Electropop master Schiller recently released his ninth album, Future, to critical acclaim in his native Germany and it soared to number one on the charts there. Now Future is coming out in the U.S. on December 16th. Schiller describes the new record as being cinematic in scope and indeed it features walls of glistening big sound that is highly atmospheric in nature. Working on the album in Los Angeles and the Mojave Desert, aided Schiller in creating songs that both rise high and maximalist like the great urban centers of our cities, while quieting down to introspective moments. The contrasts are gorgeous and make Future both compelling dance music and scintillating headphone dreamscapes.
George Morris has a singular ability to make his stardusted songs sound both expansive and tight, indefinably anachronistic yet fresh. Listen to “100 Years”, the wisely chosen first single off his forthcoming LP, for proof.
Composed of three movements orbiting each other like celestial bodies, the tune opens with shuffling drums, evocatively plinking keys, and a subtle acoustic guitar. “All of my friends are dead”, Morris sings in his serpentine falsetto, before the 45-second mark hits and the buildup shifts down to an undulating groove in the pre-chorus. When the refrain arrives, the ebb and flow tension culminates like a torrent breaking through a dam. On reaching this catharsis, the breakneck percussion and sparkling ambiance make the cut an unabashed anthem.

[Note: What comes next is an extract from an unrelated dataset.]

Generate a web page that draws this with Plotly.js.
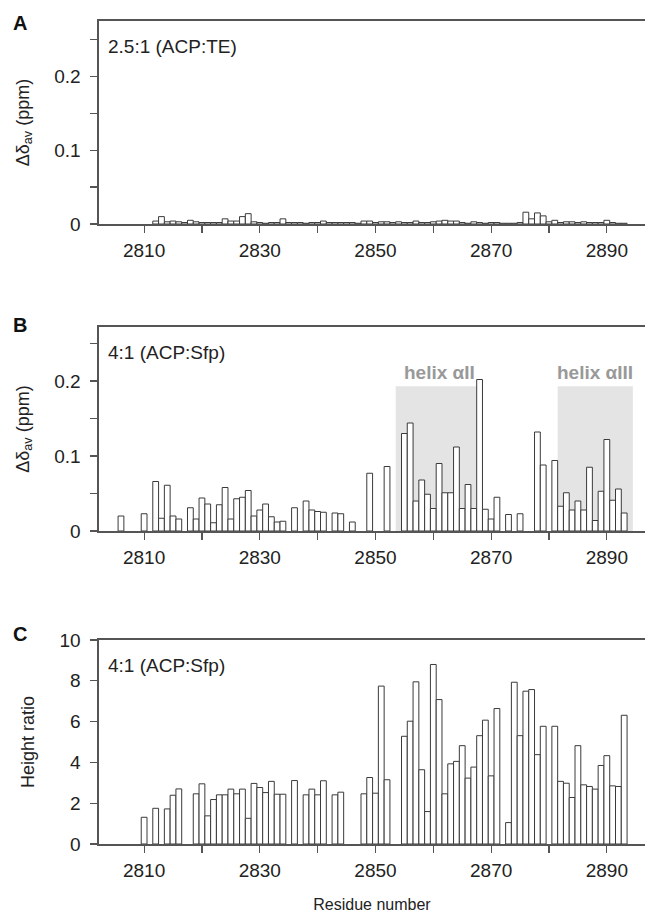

Mondo Cozmo is what you get when you mix the anthemic Britpop of the Verve and Oasis with contemporary Americana and the folk rock of Bob Dylan. It’s an intoxicating blend of sounds, designed for the largest of arena stages. Cozmo creates a big sound that reaches right in and grabs you by the heart. “Shine” is Cozmo’s latest single and it’s marching up the AAA charts. I highly recommend checking Cozmo out at a show now, before he starts selling out Wembley.